EXERCISE DIRECTIONS: Extract, in full, the lines below, beginning at the first and ending with the line that contains "const P16_VR_PIPS = [[683,41],[690,58]];". Pictures do not belong in the copy.

>> BEGIN COLLECTED MATERIAL

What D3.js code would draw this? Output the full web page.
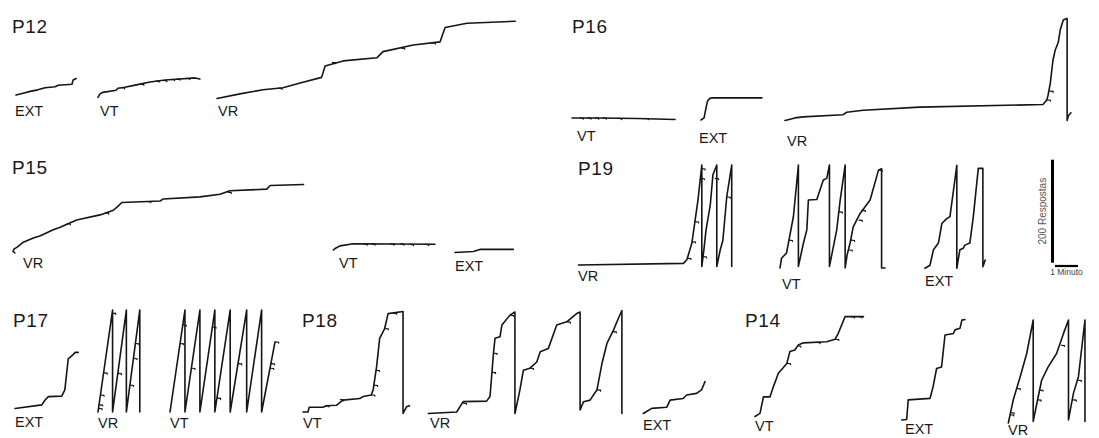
<!DOCTYPE html>
<html>
<head>
<meta charset="utf-8">
<script src="https://cdn.jsdelivr.net/npm/d3@7"></script>
<style>
  html, body { margin: 0; padding: 0; background: #fff; }
  svg { display: block; }
  text { font-family: "Liberation Sans", Arial, sans-serif; fill: #1a1a1a; }
</style>
</head>
<body>
<svg id="chart" width="1099" height="438"></svg>
<script>
// ---------------- DATA: cumulative records, [seconds, cumulative responses (pen position)] ----------------
const panels = ["P12", "P16", "P15", "P19", "P17", "P18", "P14"];
const conditions = ["EXT", "VT", "VR"];

const P12_EXT = [[0,0],[16,3],[37,7],[57,10],[76,14],[102,16],[110,19],[128,20],[146,21],[149,29],[157,32]];
const P12_VT  = [[0,1],[5,8],[13,11],[47,15],[52,19],[70,21],[97,25],[136,31],[175,35],[214,37],[253,39],[266,37]];
const P12_VT_PIPS = [[60,20],[110,27],[150,33],[170,34],[190,36],[205,37],[230,38]];
const P12_VR  = [[0,0],[60,9],[120,17],[172,21],[217,30],[273,41],[282,63],[329,73],[417,79],[433,91],[512,104],[582,110],[595,138],[652,146],[778,150]];
const P12_VR_PIPS = [[160,20],[300,70],[480,98],[560,108]];

const P16_VT  = [[0,3],[70,3],[170,2],[269,0]];
const P16_VT_PIPS = [[20,3],[40,3],[60,3],[80,3],[120,2],[190,2]];
const P16_EXT = [[0,0],[8,4],[13,23],[17,37],[23,42],[31,43],[159,43]];
const P16_VR  = [[0,1],[26,6],[47,8],[151,12],[161,17],[204,21],[352,27],[673,32],[683,41],[686,49],[692,73],[699,118],[705,138],[713,153],[718,177],[726,196],[735,199],[736,199],[736,1],[739,10],[746,16]];
const P16_VR_PIPS = [[683,41],[690,58]];

const P15_VR  = [[5,0],[0,3],[3,8],[10,11],[27,21],[53,29],[70,33],[105,45],[123,50],[166,64],[227,74],[262,83],[274,91],[284,98],[384,101],[392,105],[488,109],[540,114],[566,121],[662,124],[671,131],[758,133]];
const P15_VR_PIPS = [[140,57],[240,78],[350,100],[560,118]];
const P15_VT  = [[1,1],[8,5],[18,9],[53,13],[266,12]];
const P15_VT_PIPS = [[80,13],[100,13],[150,13],[175,13],[200,12],[240,12]];
const P15_EXT = [[0,0],[48,2],[65,6],[152,6]];

const P19_VR  = [[1,3],[275,6],[284,13],[297,45],[305,87],[313,129],[323,197],[323,0],[329,36],[334,71],[345,119],[352,178],[362,197],[362,0],[371,32],[378,51],[388,135],[401,197],[401,0]];
const P19_VR_PIPS = [[285,16],[297,48],[305,87],[320,171],[322,190],[326,19],[357,171],[388,135]];
const P19_VT  = [[0,0],[4,19],[17,29],[35,100],[48,200],[48,3],[61,48],[70,74],[74,132],[96,133],[113,171],[122,174],[129,200],[129,3],[148,74],[157,132],[170,200],[170,0],[175,25],[183,49],[191,80],[209,106],[235,132],[257,190],[265,193],[265,0],[274,0]];
const P19_VT_PIPS = [[23,54],[153,109],[179,35],[185,54],[205,93],[213,112],[257,190]];
const P19_EXT = [[0,0],[13,6],[22,36],[35,49],[44,87],[57,97],[65,100],[83,200],[83,0],[91,36],[100,39],[104,45],[117,49],[126,100],[139,194],[151,194],[151,3],[157,16]];

const P17_EXT = [[0,1],[70,8],[78,17],[87,24],[122,25],[130,37],[139,98],[148,103],[157,110],[165,110]];
const P17_VR  = [[0,0],[38,198],[38,0],[74,198],[74,0],[109,198],[109,0]];
const P17_VR_PIPS = [[1.3,7],[2.7,14],[6.3,33],[14.6,76],[36.8,192],[51.6,75],[83.2,52],[92.4,104],[97.5,133]];
const P17_VT  = [[0,0],[39,198],[39,0],[78,198],[78,0],[117,198],[117,0],[157,198],[157,0],[200,198],[200,0],[239,198],[239,0],[274,136]];
const P17_VT_PIPS = [[26,133],[33,169],[55.7,85],[110.5,165],[122.5,27],[177.4,94],[261,85],[263,94],[274,136]];

const P18_VT  = [[0,3],[13,3],[16,12],[52,12],[61,15],[87,16],[104,26],[148,29],[157,33],[178,36],[183,46],[192,91],[200,146],[213,165],[222,194],[261,198],[261,0],[270,13],[278,15]];
const P18_VT_PIPS = [[58,15],[96,27],[178,36],[185,55],[190,84],[213,165],[235,195]];
const P18_VR  = [[0,0],[74,3],[91,23],[152,24],[161,33],[170,117],[174,146],[187,149],[192,172],[213,191],[226,197],[226,0],[239,46],[248,84],[265,88],[283,100],[292,120],[313,126],[335,172],[361,178],[387,194],[396,197],[396,7],[405,23],[422,26],[440,46],[453,97],[466,136],[483,162],[496,185],[505,200],[505,0]];
const P18_VR_PIPS = [[90,20],[166,80],[170,117],[213,191],[265,88],[361,178],[440,46],[481,159]];
const P18_EXT = [[0,0],[22,10],[61,12],[70,26],[104,29],[113,36],[139,39],[152,46],[161,62]];

const P14_VT  = [[0,1],[13,7],[22,39],[39,39],[48,59],[61,85],[83,104],[91,127],[104,130],[113,140],[126,144],[187,146],[209,151],[217,162],[235,195],[283,195]];
const P14_VT_PIPS = [[83,104],[110,138],[160,145],[209,151],[250,195],[270,195]];
const P14_EXT = [[0,0],[13,1],[17,39],[74,42],[82,65],[91,100],[104,103],[113,165],[135,168],[139,175],[152,178],[157,194],[165,195]];
const P14_VR  = [[0,0],[13,45],[31,90],[48,135],[65,200],[65,3],[78,51],[87,83],[104,109],[126,135],[144,174],[157,200],[157,6],[170,58],[183,90],[200,200],[200,3]];
const P14_VR_PIPS = [[4.5,16],[6,20],[22,67],[76,45],[81,64],[137,151],[168,45],[181,83]];

// scale bar values
const scaleBarResponses = 200;
const scaleBarSeconds = 60;
const scaleBarLabels = ["200 Respostas", "1 Minuto"];

// ---------------- LAYOUT (pixel placement of each record) ----------------
const records = [
  {data: P12_EXT, pips: [], origin: [16, 95],    label: "EXT", lp: [15, 116]},
  {data: P12_VT,  pips: P12_VT_PIPS, origin: [98, 98], label: "VT", lp: [100, 116]},
  {data: P12_VR,  pips: P12_VR_PIPS, origin: [217, 98.5], label: "VR", lp: [218, 116]},

  {data: P16_VT,  pips: P16_VT_PIPS, origin: [572, 119.5], label: "VT", lp: [577, 141]},
  {data: P16_EXT, pips: [], origin: [701, 120], label: "EXT", lp: [699, 143]},
  {data: P16_VR,  pips: P16_VR_PIPS, origin: [785, 121], label: "VR", lp: [787, 146]},

  {data: P15_VR,  pips: P15_VR_PIPS, origin: [13, 253], label: "VR", lp: [23, 268]},
  {data: P15_VT,  pips: P15_VT_PIPS, origin: [333, 250.5], label: "VT", lp: [339, 268]},
  {data: P15_EXT, pips: [], origin: [455, 252.5], label: "EXT", lp: [455, 271]},

  {data: P19_VR,  pips: P19_VR_PIPS, origin: [578, 266.5], label: "VR", lp: [578, 281]},
  {data: P19_VT,  pips: P19_VT_PIPS, origin: [780, 268], label: "VT", lp: [782, 289]},
  {data: P19_EXT, pips: [], origin: [925, 268.3], label: "EXT", lp: [925, 286]},

  {data: P17_EXT, pips: [], origin: [15, 409], label: "EXT", lp: [15, 427]},
  {data: P17_VR,  pips: P17_VR_PIPS, origin: [98, 412], label: "VR", lp: [98, 428]},
  {data: P17_VT,  pips: P17_VT_PIPS, origin: [170, 412], label: "VT", lp: [170, 428]},

  {data: P18_VT,  pips: P18_VT_PIPS, origin: [303, 413.5], label: "VT", lp: [303, 428]},
  {data: P18_VR,  pips: P18_VR_PIPS, origin: [428.3, 413.5], label: "VR", lp: [430, 428]},
  {data: P18_EXT, pips: [], origin: [643.3, 413.5], label: "EXT", lp: [643, 430]},

  {data: P14_VT,  pips: P14_VT_PIPS, origin: [755, 417], label: "VT", lp: [755, 431]},
  {data: P14_EXT, pips: [], origin: [901.7, 420], label: "EXT", lp: [905, 434]},
  {data: P14_VR,  pips: P14_VR_PIPS, origin: [1008.3, 423], label: "VR", lp: [1008, 435]}
];
const titlePos = [[12, 33], [572, 33], [12, 174], [578, 175], [13, 327], [302, 327], [745, 327]];

// ---------------- SCALES ----------------
// 1 minute = 23 px ; 200 responses = 103 px (pen excursion)
const x = d3.scaleLinear().domain([0, 60]).range([0, 23]);
const y = d3.scaleLinear().domain([0, 200]).range([0, -103]);

const svg = d3.select("#chart");
const line = d3.line().x(d => x(d[0])).y(d => y(d[1])).curve(d3.curveLinear);

// panel titles
svg.selectAll("text.title").data(panels).join("text")
  .attr("class", "title")
  .attr("x", (d, i) => titlePos[i][0])
  .attr("y", (d, i) => titlePos[i][1])
  .style("font-size", "19px")
  .style("letter-spacing", "0.6px")
  .text(d => d);

// records
records.forEach(rec => {
  const g = svg.append("g").attr("transform", `translate(${rec.origin[0]},${rec.origin[1]})`);
  g.append("path")
    .attr("d", line(rec.data))
    .attr("fill", "none")
    .attr("stroke", "#151515")
    .attr("stroke-width", 1.6)
    .attr("stroke-linejoin", "round")
    .attr("stroke-linecap", "round");
  g.selectAll("path.pip").data(rec.pips).join("path")
    .attr("class", "pip")
    .attr("d", d => `M${x(d[0])},${y(d[1])} l3.5,0.3 l0.3,1.4`)
    .attr("fill", "none")
    .attr("stroke", "#151515")
    .attr("stroke-width", 1.2);
  svg.append("text")
    .attr("x", rec.lp[0])
    .attr("y", rec.lp[1])
    .style("font-size", "14.5px")
    .text(rec.label);
});

// scale bar
const sb = svg.append("g").attr("transform", "translate(1052.5,262.7)");
sb.append("line")
  .attr("x1", 0).attr("x2", 0)
  .attr("y1", y(0)).attr("y2", y(scaleBarResponses))
  .attr("stroke", "#000").attr("stroke-width", 3);
sb.append("line")
  .attr("x1", 2.5).attr("x2", 2.5 + x(scaleBarSeconds))
  .attr("y1", 3.3).attr("y2", 3.3)
  .attr("stroke", "#000").attr("stroke-width", 2.2);
sb.append("text")
  .attr("transform", `translate(-7,${y(scaleBarResponses / 2)}) rotate(-90)`)
  .attr("text-anchor", "middle")
  .style("font-size", "10px")
  .style("fill", "#555")
  .text(scaleBarLabels[0]);
sb.append("text")
  .attr("x", 2.5 + x(scaleBarSeconds) / 2)
  .attr("y", 12.5)
  .attr("text-anchor", "middle")
  .style("font-size", "8.5px")
  .style("fill", "#444")
  .text(scaleBarLabels[1]);
</script>
</body>
</html>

>> END COLLECTED MATERIAL

ANSWER TO THE TASK:
What D3.js code would draw this? Output the full web page.
<!DOCTYPE html>
<html>
<head>
<meta charset="utf-8">
<script src="https://cdn.jsdelivr.net/npm/d3@7"></script>
<style>
  html, body { margin: 0; padding: 0; background: #fff; }
  svg { display: block; }
  text { font-family: "Liberation Sans", Arial, sans-serif; fill: #1a1a1a; }
</style>
</head>
<body>
<svg id="chart" width="1099" height="438"></svg>
<script>
// ---------------- DATA: cumulative records, [seconds, cumulative responses (pen position)] ----------------
const panels = ["P12", "P16", "P15", "P19", "P17", "P18", "P14"];
const conditions = ["EXT", "VT", "VR"];

const P12_EXT = [[0,0],[16,3],[37,7],[57,10],[76,14],[102,16],[110,19],[128,20],[146,21],[149,29],[157,32]];
const P12_VT  = [[0,1],[5,8],[13,11],[47,15],[52,19],[70,21],[97,25],[136,31],[175,35],[214,37],[253,39],[266,37]];
const P12_VT_PIPS = [[60,20],[110,27],[150,33],[170,34],[190,36],[205,37],[230,38]];
const P12_VR  = [[0,0],[60,9],[120,17],[172,21],[217,30],[273,41],[282,63],[329,73],[417,79],[433,91],[512,104],[582,110],[595,138],[652,146],[778,150]];
const P12_VR_PIPS = [[160,20],[300,70],[480,98],[560,108]];

const P16_VT  = [[0,3],[70,3],[170,2],[269,0]];
const P16_VT_PIPS = [[20,3],[40,3],[60,3],[80,3],[120,2],[190,2]];
const P16_EXT = [[0,0],[8,4],[13,23],[17,37],[23,42],[31,43],[159,43]];
const P16_VR  = [[0,1],[26,6],[47,8],[151,12],[161,17],[204,21],[352,27],[673,32],[683,41],[686,49],[692,73],[699,118],[705,138],[713,153],[718,177],[726,196],[735,199],[736,199],[736,1],[739,10],[746,16]];
const P16_VR_PIPS = [[683,41],[690,58]];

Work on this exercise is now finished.